TASK TO CARRY OUT:
Would you return the complete listing below word for word?

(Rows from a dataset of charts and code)
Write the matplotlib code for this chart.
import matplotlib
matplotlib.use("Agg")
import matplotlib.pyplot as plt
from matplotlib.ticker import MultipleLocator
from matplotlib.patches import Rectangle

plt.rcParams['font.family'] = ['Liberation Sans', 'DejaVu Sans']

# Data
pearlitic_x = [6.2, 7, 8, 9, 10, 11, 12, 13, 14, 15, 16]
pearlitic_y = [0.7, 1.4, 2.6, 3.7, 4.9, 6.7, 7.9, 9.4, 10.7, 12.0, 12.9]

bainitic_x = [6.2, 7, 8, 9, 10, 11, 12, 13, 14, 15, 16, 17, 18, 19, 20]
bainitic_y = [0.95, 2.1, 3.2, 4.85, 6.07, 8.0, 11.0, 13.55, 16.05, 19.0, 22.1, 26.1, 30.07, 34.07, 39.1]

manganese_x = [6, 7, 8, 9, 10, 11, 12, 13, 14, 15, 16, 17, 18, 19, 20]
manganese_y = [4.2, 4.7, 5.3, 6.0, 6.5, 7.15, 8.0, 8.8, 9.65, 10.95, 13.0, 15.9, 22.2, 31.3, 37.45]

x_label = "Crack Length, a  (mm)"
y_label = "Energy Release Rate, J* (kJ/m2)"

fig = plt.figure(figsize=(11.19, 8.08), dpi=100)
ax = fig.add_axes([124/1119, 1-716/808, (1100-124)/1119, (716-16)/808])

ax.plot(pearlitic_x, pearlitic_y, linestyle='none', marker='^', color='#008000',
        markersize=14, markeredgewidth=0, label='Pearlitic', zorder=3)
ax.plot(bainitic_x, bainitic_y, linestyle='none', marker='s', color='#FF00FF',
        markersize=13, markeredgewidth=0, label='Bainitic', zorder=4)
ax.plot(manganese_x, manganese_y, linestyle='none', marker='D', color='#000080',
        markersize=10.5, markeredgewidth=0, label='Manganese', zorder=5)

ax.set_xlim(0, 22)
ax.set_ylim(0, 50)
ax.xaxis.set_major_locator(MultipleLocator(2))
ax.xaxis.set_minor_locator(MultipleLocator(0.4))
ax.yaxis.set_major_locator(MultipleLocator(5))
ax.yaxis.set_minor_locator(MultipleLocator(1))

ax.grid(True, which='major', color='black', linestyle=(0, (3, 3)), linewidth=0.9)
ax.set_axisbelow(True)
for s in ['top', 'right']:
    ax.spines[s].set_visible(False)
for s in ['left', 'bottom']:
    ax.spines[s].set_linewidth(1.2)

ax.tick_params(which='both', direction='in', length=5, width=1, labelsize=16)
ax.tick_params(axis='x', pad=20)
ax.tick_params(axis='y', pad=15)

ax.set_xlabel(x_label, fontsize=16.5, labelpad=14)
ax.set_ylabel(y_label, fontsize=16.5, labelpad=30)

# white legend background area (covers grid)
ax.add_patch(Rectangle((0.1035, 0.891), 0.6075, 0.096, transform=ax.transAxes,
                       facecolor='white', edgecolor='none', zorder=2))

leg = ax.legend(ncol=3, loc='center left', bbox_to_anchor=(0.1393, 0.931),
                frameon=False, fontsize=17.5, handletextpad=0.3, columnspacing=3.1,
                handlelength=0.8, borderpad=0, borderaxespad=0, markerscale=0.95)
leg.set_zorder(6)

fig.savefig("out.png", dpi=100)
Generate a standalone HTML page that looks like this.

FINISHED ANSWER:
Write the matplotlib code for this chart.
import matplotlib
matplotlib.use("Agg")
import matplotlib.pyplot as plt
from matplotlib.ticker import MultipleLocator
from matplotlib.patches import Rectangle

plt.rcParams['font.family'] = ['Liberation Sans', 'DejaVu Sans']

# Data
pearlitic_x = [6.2, 7, 8, 9, 10, 11, 12, 13, 14, 15, 16]
pearlitic_y = [0.7, 1.4, 2.6, 3.7, 4.9, 6.7, 7.9, 9.4, 10.7, 12.0, 12.9]

bainitic_x = [6.2, 7, 8, 9, 10, 11, 12, 13, 14, 15, 16, 17, 18, 19, 20]
bainitic_y = [0.95, 2.1, 3.2, 4.85, 6.07, 8.0, 11.0, 13.55, 16.05, 19.0, 22.1, 26.1, 30.07, 34.07, 39.1]

manganese_x = [6, 7, 8, 9, 10, 11, 12, 13, 14, 15, 16, 17, 18, 19, 20]
manganese_y = [4.2, 4.7, 5.3, 6.0, 6.5, 7.15, 8.0, 8.8, 9.65, 10.95, 13.0, 15.9, 22.2, 31.3, 37.45]

x_label = "Crack Length, a  (mm)"
y_label = "Energy Release Rate, J* (kJ/m2)"

fig = plt.figure(figsize=(11.19, 8.08), dpi=100)
ax = fig.add_axes([124/1119, 1-716/808, (1100-124)/1119, (716-16)/808])

ax.plot(pearlitic_x, pearlitic_y, linestyle='none', marker='^', color='#008000',
        markersize=14, markeredgewidth=0, label='Pearlitic', zorder=3)
ax.plot(bainitic_x, bainitic_y, linestyle='none', marker='s', color='#FF00FF',
        markersize=13, markeredgewidth=0, label='Bainitic', zorder=4)
ax.plot(manganese_x, manganese_y, linestyle='none', marker='D', color='#000080',
        markersize=10.5, markeredgewidth=0, label='Manganese', zorder=5)

ax.set_xlim(0, 22)
ax.set_ylim(0, 50)
ax.xaxis.set_major_locator(MultipleLocator(2))
ax.xaxis.set_minor_locator(MultipleLocator(0.4))
ax.yaxis.set_major_locator(MultipleLocator(5))
ax.yaxis.set_minor_locator(MultipleLocator(1))

ax.grid(True, which='major', color='black', linestyle=(0, (3, 3)), linewidth=0.9)
ax.set_axisbelow(True)
for s in ['top', 'right']:
    ax.spines[s].set_visible(False)
for s in ['left', 'bottom']:
    ax.spines[s].set_linewidth(1.2)

ax.tick_params(which='both', direction='in', length=5, width=1, labelsize=16)
ax.tick_params(axis='x', pad=20)
ax.tick_params(axis='y', pad=15)

ax.set_xlabel(x_label, fontsize=16.5, labelpad=14)
ax.set_ylabel(y_label, fontsize=16.5, labelpad=30)

# white legend background area (covers grid)
ax.add_patch(Rectangle((0.1035, 0.891), 0.6075, 0.096, transform=ax.transAxes,
                       facecolor='white', edgecolor='none', zorder=2))

leg = ax.legend(ncol=3, loc='center left', bbox_to_anchor=(0.1393, 0.931),
                frameon=False, fontsize=17.5, handletextpad=0.3, columnspacing=3.1,
                handlelength=0.8, borderpad=0, borderaxespad=0, markerscale=0.95)
leg.set_zorder(6)

fig.savefig("out.png", dpi=100)
Generate a standalone HTML page that looks like this.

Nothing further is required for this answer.